Ферианц спускает брюки. Владо считает удары, всхлипывания соседа. Он злится на себя: бьют его одноклассника! Каждый удар Владо воспринимает как будто бьют его. Сознаться? Сейчас это уже бессмысленно. Ферианц получил свое, ему уже не поможешь. Зачем же ложиться еще самому на скамью? И у него не хватило мужества сказать тогда своему школьному товарищу: «Не сердись на меня, это я все устроил, ты поплатился за меня, я побоялся сознаться».
«Если останусь жив, то после войны разыщу его и скажу ему все. Неважно, что с того времени прошло одиннадцать лет», — думал Владо.
Как каждый молодой человек, он преувеличивает переживания детства, и история с майскими жуками кажется ему мучительной и грязной. Он забывает, что был тогда ребенком; стыдится самого себя, сердится и спрашивает: «Разве я лучше, чем Гудак?»
Ему немного смешно: как будто бы он исповедовался. Искупил вину, успокоился, тысячу раз искупил. Но все равно грустно.
Еще был случай, когда он вел себя нечестно, но об этом не знает даже Ела. Владо вспоминает черноглазую Ганку, ее горячие руки, сжатые красные губы. Все это сейчас вдруг потеряло свою прелесть, словно смылось весенними водами…
Владо сидит и пишет письмо. Он якобы узнал, что Ганка встречается с другим. Она была в кино и целовалась, в то время как он корпит над книгами перед экзаменами. Он никогда не скажет ей, кто ему это сообщил, но человек этот — его верный друг. Когда-то у них с Ганкой было все прекрасно, но потом их счастливые деньки прошли и уже никогда не вернутся. Никогда. Он будет о ней хорошо вспоминать, а сейчас дает ей полную свободу. С богом!
— С богом, Ганка, — говорит он и краснеет. Он хотел избавиться от нее легко и безболезненно и поэтому придумал все ее «измены» сам. Но о ней он никогда ничего плохого не слышал.

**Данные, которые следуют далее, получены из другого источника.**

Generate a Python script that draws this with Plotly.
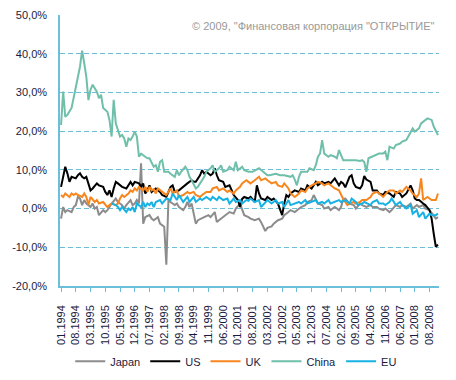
import plotly.graph_objects as go

# month index 0 = 01.1994
x_tick_pos = [0, 7, 14, 21, 28, 35, 42, 49, 56, 63, 70, 77, 84, 91, 98, 105, 112, 119, 126, 133, 140, 147, 154, 161, 168, 175]
x_tick_labels = ["01.1994", "08.1994", "03.1995", "10.1995", "05.1996", "12.1996", "07.1997", "02.1998",
                 "09.1998", "04.1999", "11.1999", "06.2000", "01.2001", "08.2001", "03.2002", "10.2002",
                 "05.2003", "12.2003", "07.2004", "02.2005", "09.2005", "04.2006", "11.2006", "06.2007",
                 "01.2008", "08.2008"]
y_tick_vals = [-20, -10, 0, 10, 20, 30, 40, 50]
y_tick_labels = ["-20,0%", "-10,0%", "0,0%", "10,0%", "20,0%", "30,0%", "40,0%", "50,0%"]

japan_m = [0,1,2,3,5,6,7,8,9,10,11,12,14,15,16,17,18,20,21,22,23,24,26,27,28,29,30,31,33,34,35,36,37,38,39,40,42,43,44,45,46,47,48,49,50,51,52,54,55,56,58,59,60,61,62,63,64,65,67,68,70,71,73,74,75,77,78,80,82,83,85,86,87,89,90,92,94,95,96,97,98,100,101,103,105,106,108,109,111,113,114,116,117,119,120,122,124,125,127,128,130,132,133,134,135,137,139,140,142,143,145,147,148,150,151,153,154,156,157,159,161,162,164,166,167,169,170,172,173,175,177,178,179]
japan_v = [-2.6,0.4,-0.9,-0.4,-0.9,0.4,0.9,3.0,2.6,0.9,2.2,1.3,0.4,1.3,0.0,0.4,-1.7,-0.4,-0.9,-0.4,0.4,1.3,2.6,1.7,1.3,0.9,0.0,0.9,2.2,0.9,1.3,2.2,1.3,11.7,-3.9,-2.2,-1.7,-2.6,-3.0,-2.6,-2.2,-3.9,-4.3,-4.7,-14.5,2.2,1.7,0.9,1.3,0.4,-0.4,0.4,1.7,0.4,1.3,-1.3,-3.9,-3.0,-2.6,-2.2,-1.7,-2.2,-0.9,-3.5,-3.0,-2.2,-1.7,-0.9,-1.3,0.0,1.3,0.0,-1.7,-2.2,-2.6,-3.0,-2.6,-3.5,-4.5,-5.8,-5.0,-4.6,-3.9,-3.0,-2.6,-1.7,-0.9,-0.4,-0.9,0.0,0.4,0.9,1.7,2.2,3.5,1.3,0.9,0.0,0.4,-0.4,0.4,-0.4,0.4,2.5,2.6,1.3,0.9,0.0,1.3,0.9,0.4,0.9,0.4,0.4,0.0,-0.4,0.0,-0.9,-0.4,0.9,0.4,0.9,0.4,1.3,0.0,0.9,0.4,0.9,0.0,-0.4,-1.7,-2.6,-2.2]

us_m = [0,1,2,3,4,5,7,8,9,10,11,12,14,15,16,17,18,20,21,22,23,24,25,26,27,28,29,31,32,33,34,35,37,38,39,40,41,42,43,44,45,47,48,50,52,53,54,56,57,59,60,62,63,64,66,67,68,69,71,72,73,74,75,77,78,80,81,82,84,85,86,87,89,90,92,93,94,95,97,98,100,101,103,105,106,107,108,109,111,113,114,116,117,119,121,122,124,125,127,128,130,132,133,134,135,136,137,138,139,140,142,143,144,145,147,148,150,151,153,154,156,158,159,161,162,164,166,167,168,169,170,172,173,175,176,177,178,179]
us_v = [5.6,8.2,10.8,9.1,6.9,8.2,7.8,8.6,9.1,8.2,7.8,8.2,4.7,5.2,6.0,6.5,6.0,5.6,4.3,3.5,4.7,3.0,5.2,6.9,6.5,6.0,5.6,5.2,6.0,6.9,6.0,6.9,6.5,5.6,6.5,3.9,4.7,6.0,4.3,4.7,5.2,4.3,3.5,3.0,5.6,6.0,4.3,4.7,5.2,6.0,6.5,7.3,6.9,6.9,8.6,9.9,9.0,9.5,8.6,9.0,10.4,8.6,7.3,6.9,5.6,6.0,4.7,3.5,2.2,0.4,2.5,3.0,2.6,3.0,1.7,6.0,3.9,2.6,2.2,3.0,2.2,2.6,1.3,-1.7,1.3,3.5,3.0,3.9,4.7,4.3,5.2,4.7,6.0,5.2,6.9,6.0,6.9,6.5,6.9,6.5,7.8,6.0,6.9,6.5,5.5,6.9,8.2,8.6,6.5,5.6,5.2,6.0,8.4,7.5,6.9,4.7,4.7,3.9,3.5,4.3,3.9,3.0,4.3,3.9,3.0,3.9,6.0,4.7,2.6,2.2,2.2,1.3,0.9,-0.4,-2.6,-6.5,-9.9,-9.3]

uk_m = [0,1,2,4,5,6,7,8,10,11,12,13,14,15,16,17,18,20,21,22,23,24,26,27,28,29,30,32,33,34,35,36,37,39,40,41,42,43,44,45,46,48,50,52,53,55,56,58,60,61,63,64,66,67,69,71,72,74,75,77,79,80,82,83,85,86,88,89,90,92,94,95,97,98,100,102,103,105,106,108,109,111,113,114,116,117,119,121,122,124,125,127,128,130,132,133,134,136,137,139,140,142,143,145,147,148,150,151,153,155,156,158,159,161,162,164,166,167,169,170,171,172,174,175,176,178,179]
uk_v = [3.5,3.0,3.9,3.0,3.9,3.5,3.9,3.5,3.0,3.9,3.0,0.9,3.0,2.2,1.7,2.2,1.3,1.7,0.9,0.4,0.9,1.3,0.9,1.3,2.6,3.5,3.0,3.9,4.7,4.3,5.2,4.7,5.6,4.7,5.6,4.3,5.6,4.7,5.0,3.9,5.2,4.3,3.5,5.2,3.9,4.7,3.0,3.5,4.3,3.9,4.3,3.5,3.0,3.5,4.3,4.3,5.2,5.6,4.7,5.2,4.3,4.7,3.9,4.7,5.6,6.5,7.3,6.9,6.5,7.3,8.2,7.3,7.8,7.3,6.5,6.9,6.0,5.6,6.5,5.2,3.9,3.0,3.9,4.7,4.3,5.2,6.0,6.5,6.9,6.5,6.0,6.5,6.0,5.2,4.7,3.5,2.5,0.9,1.3,1.7,1.3,1.7,2.2,2.2,3.0,3.9,4.3,3.9,3.0,4.3,4.7,4.7,3.9,4.7,4.3,5.6,4.7,3.9,3.0,3.9,7.8,2.2,3.0,2.6,2.2,2.2,3.9]

china_m = [0,1,2,3,5,6,8,9,10,11,12,13,14,15,16,17,18,19,20,21,22,23,24,25,26,27,28,29,30,31,32,33,34,35,36,37,38,40,41,42,43,44,45,46,47,48,49,51,52,54,55,56,57,59,60,61,62,64,65,67,68,69,71,72,73,75,76,77,79,80,82,83,84,86,87,89,91,94,96,98,99,102,104,106,109,110,111,112,113,114,117,118,120,121,122,123,124,125,127,128,130,131,132,133,134,136,138,140,142,143,144,145,146,148,150,151,153,154,155,156,158,159,161,162,164,165,167,168,170,171,173,174,176,177,179]
china_v = [21.6,30.2,23.7,24.2,26.0,29.0,34.0,36.7,40.8,37.6,34.0,28.0,30.7,32.0,31.0,30.2,28.5,29.4,26.0,25.5,25.0,22.9,18.6,28.1,22.0,20.3,18.6,19.0,18.1,16.0,18.1,17.7,18.6,19.9,18.6,13.4,14.2,13.4,13.0,13.0,11.7,10.8,11.2,9.5,12.1,12.5,9.5,9.5,9.0,8.2,9.9,8.6,9.5,10.8,9.9,8.2,7.3,5.2,5.6,7.3,8.2,9.5,10.4,11.2,9.5,10.4,11.2,9.5,9.9,10.8,9.9,12.1,9.9,10.8,9.9,9.5,9.5,10.4,9.5,8.6,8.6,9.0,8.6,8.6,8.2,8.6,7.5,6.0,8.2,9.5,9.5,10.4,9.9,11.2,13.4,14.2,17.7,14.2,13.4,13.8,13.4,13.0,15.1,13.8,12.5,12.5,12.5,12.5,12.3,12.5,12.0,9.5,13.0,13.4,13.8,14.2,14.2,14.7,12.5,16.0,15.5,16.4,16.8,17.3,17.7,18.6,20.7,19.9,20.7,22.0,23.0,23.3,22.9,21.2,19.0]

eu_m = [24,26,27,28,29,31,32,33,34,35,36,38,39,40,41,42,43,44,45,47,48,50,52,53,55,56,58,60,61,63,64,66,67,69,71,72,74,75,77,79,80,82,83,85,86,88,89,90,92,94,95,97,98,100,102,103,105,106,108,109,111,113,114,116,117,119,121,122,124,125,127,128,130,132,133,135,137,138,140,141,143,144,147,148,150,151,153,154,156,157,159,161,162,164,166,167,169,170,172,173,175,176,178,179]
eu_v = [1.3,0.9,0.4,-0.4,0.4,-0.9,0.0,-0.4,0.4,-0.9,1.3,0.4,1.7,0.4,1.3,0.9,1.7,0.4,1.7,2.2,1.3,2.6,2.2,3.9,2.2,3.5,1.7,3.0,1.7,3.0,1.7,2.6,2.2,3.0,2.2,3.0,2.2,3.0,2.2,2.6,1.3,2.6,1.7,2.2,1.3,2.2,2.0,2.6,1.7,2.2,0.4,1.7,2.2,1.3,2.2,1.3,1.7,0.4,2.2,0.9,1.3,1.7,1.3,2.2,1.3,1.7,2.2,1.3,1.7,1.3,2.2,1.3,1.7,2.2,1.7,2.2,1.3,2.6,1.7,0.9,1.3,1.7,0.9,1.7,2.2,1.3,1.3,0.9,1.7,2.6,0.9,1.7,0.9,0.0,0.9,-1.3,-0.4,-2.2,-0.9,-2.6,-1.3,-1.7,-1.7,-1.3]

series = [
    ("Japan", japan_m, japan_v, "#8c8c8c"),
    ("US", us_m, us_v, "#000000"),
    ("UK", uk_m, uk_v, "#f7861e"),
    ("China", china_m, china_v, "#6fbfaa"),
    ("EU", eu_m, eu_v, "#17b2e3"),
]

fig = go.Figure()
for name, m, v, col in series:
    fig.add_trace(go.Scatter(x=m, y=v, mode="lines", name=name,
                             line=dict(color=col, width=2)))

axis_col = "#6cbfda"
text_col = "#1a1a40"
# page body adds an 8px offset, so the figure is 8px smaller and shifted
fig.update_layout(
    width=448, height=372,
    margin=dict(l=52, r=17, t=7, b=94, autoexpand=False),
    paper_bgcolor="white", plot_bgcolor="white",
    font=dict(family="Liberation Sans, Arial, sans-serif", size=11, color=text_col),
    showlegend=True,
    legend=dict(orientation="h", x=0.465, xanchor="center", y=-0.278, yanchor="middle",
                font=dict(size=11, color=text_col), bgcolor="rgba(0,0,0,0)"),
    xaxis=dict(range=[-0.5, 179.5], tickmode="array", tickvals=x_tick_pos, ticktext=x_tick_labels,
               tickangle=-90, showgrid=False, zeroline=False, showline=True, linecolor=axis_col,
               linewidth=1.5, ticks="outside", ticklen=4, tickcolor=axis_col, tickwidth=1,
               ticklabelstandoff=9, automargin=False),
    yaxis=dict(range=[-20, 50], tickmode="array", tickvals=y_tick_vals, ticktext=y_tick_labels,
               showgrid=True, gridcolor=axis_col, griddash="5px,3px", gridwidth=1,
               zeroline=False, showline=True, linecolor=axis_col, linewidth=1.5, ticks="",
               ticklabelstandoff=9, automargin=False),
    annotations=[dict(text="© 2009, \"Финансовая корпорация \"ОТКРЫТИЕ\"", xref="paper", yref="paper",
                      x=0.995, y=0.9586, xanchor="right", yanchor="middle",
                      showarrow=False, font=dict(size=11, color="#999999"))],
)
fig.write_html("out.html")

Звучит выстрел. Владо вздрагивает. В глазах надежда: неужели партизаны? Нет, выстрел единичный, звук его умирает далеким эхом.
— Не попал, — слышит Владо голос немца, — ты плохо целился.
— Она убежала.
«Наверное, лань или серна, — думает Владо. — Даже животных они не щадят. Опустошают все. Если им окажешь сопротивление, они убьют тебя. Нельзя даже сказать, что они не имеют права грабить и убивать. Они не понимают, что правда их переживет. Да, правда».